### [SOURCE EXCERPT]
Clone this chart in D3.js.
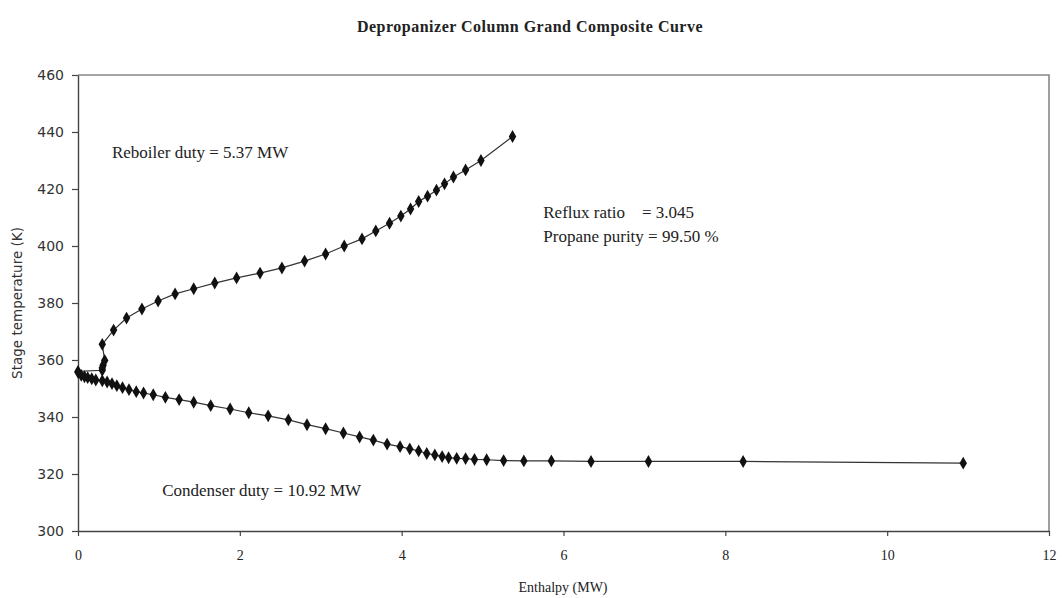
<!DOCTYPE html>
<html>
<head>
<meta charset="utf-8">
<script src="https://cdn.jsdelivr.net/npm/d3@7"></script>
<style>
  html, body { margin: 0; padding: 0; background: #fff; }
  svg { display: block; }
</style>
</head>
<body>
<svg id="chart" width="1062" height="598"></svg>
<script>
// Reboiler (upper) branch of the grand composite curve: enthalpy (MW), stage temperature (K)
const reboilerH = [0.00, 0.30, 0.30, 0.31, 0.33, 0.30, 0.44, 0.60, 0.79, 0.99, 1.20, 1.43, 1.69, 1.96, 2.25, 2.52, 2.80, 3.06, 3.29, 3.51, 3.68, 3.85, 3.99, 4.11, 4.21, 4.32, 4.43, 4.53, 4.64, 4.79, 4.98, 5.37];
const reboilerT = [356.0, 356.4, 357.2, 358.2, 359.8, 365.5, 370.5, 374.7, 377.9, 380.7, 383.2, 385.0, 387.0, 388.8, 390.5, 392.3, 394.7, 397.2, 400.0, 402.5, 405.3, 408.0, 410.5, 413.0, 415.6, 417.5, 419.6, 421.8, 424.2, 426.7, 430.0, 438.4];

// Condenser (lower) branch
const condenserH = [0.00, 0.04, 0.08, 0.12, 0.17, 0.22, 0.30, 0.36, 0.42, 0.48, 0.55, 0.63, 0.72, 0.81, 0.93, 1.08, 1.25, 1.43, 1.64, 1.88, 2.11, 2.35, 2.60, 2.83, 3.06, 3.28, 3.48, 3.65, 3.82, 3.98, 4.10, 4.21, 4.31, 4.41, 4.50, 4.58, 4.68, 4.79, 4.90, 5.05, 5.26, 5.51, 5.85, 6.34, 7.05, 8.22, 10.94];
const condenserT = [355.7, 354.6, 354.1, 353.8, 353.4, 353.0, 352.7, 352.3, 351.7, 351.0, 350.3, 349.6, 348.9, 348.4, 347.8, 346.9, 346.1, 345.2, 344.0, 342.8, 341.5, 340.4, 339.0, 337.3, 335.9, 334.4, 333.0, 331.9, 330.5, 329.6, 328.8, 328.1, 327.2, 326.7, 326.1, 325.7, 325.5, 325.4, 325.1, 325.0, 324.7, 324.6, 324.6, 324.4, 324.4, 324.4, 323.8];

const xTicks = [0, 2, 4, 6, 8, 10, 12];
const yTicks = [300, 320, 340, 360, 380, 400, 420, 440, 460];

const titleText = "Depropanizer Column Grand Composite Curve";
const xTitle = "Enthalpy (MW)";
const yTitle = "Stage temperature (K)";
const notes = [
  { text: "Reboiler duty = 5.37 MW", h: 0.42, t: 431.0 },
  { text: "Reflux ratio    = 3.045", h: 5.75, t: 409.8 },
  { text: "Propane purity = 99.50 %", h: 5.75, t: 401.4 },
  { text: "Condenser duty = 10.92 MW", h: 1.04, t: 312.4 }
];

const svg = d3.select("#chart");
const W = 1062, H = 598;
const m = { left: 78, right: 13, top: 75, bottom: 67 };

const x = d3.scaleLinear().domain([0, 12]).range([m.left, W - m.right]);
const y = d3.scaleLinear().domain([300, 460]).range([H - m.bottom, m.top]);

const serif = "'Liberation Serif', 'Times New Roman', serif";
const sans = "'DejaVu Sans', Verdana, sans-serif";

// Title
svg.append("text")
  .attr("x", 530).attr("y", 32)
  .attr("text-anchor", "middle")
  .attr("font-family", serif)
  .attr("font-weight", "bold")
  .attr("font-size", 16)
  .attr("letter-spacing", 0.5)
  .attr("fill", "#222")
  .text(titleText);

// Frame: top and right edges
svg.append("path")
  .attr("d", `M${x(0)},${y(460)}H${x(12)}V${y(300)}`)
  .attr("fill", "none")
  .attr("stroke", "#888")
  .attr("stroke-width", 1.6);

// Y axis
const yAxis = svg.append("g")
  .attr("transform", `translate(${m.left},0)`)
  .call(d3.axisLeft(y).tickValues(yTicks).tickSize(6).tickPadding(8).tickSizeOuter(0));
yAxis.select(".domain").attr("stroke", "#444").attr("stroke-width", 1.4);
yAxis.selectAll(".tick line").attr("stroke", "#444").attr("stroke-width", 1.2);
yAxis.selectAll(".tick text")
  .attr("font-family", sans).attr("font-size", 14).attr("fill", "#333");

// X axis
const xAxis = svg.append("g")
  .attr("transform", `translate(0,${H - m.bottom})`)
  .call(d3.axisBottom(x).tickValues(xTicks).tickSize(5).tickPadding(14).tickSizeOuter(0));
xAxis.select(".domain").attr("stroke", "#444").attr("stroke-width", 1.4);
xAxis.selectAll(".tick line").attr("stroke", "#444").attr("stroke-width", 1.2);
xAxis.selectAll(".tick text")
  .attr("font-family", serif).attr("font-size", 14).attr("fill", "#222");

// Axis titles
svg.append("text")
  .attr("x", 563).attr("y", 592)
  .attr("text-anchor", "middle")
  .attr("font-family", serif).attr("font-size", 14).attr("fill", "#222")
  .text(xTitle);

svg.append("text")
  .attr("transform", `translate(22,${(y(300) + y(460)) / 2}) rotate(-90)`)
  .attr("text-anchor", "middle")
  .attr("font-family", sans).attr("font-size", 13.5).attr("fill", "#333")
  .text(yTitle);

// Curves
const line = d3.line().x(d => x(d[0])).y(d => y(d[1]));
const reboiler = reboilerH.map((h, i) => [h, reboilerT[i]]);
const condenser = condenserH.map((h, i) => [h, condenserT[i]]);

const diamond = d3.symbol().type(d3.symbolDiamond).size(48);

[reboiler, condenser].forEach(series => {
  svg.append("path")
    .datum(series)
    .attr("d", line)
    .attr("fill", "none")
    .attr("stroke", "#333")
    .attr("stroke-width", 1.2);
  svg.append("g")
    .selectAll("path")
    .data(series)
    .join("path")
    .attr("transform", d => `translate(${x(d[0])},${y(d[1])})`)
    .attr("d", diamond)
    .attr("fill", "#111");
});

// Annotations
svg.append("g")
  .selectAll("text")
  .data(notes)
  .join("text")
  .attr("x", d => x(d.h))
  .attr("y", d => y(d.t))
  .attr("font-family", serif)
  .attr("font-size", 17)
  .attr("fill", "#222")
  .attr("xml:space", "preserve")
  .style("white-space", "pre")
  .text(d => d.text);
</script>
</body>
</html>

### [SET PROBLEM]
Copy every line that includes the string "chart" from the material above.

### [SOLUTION]
Clone this chart in D3.js.
<svg id="chart" width="1062" height="598"></svg>
const svg = d3.select("#chart");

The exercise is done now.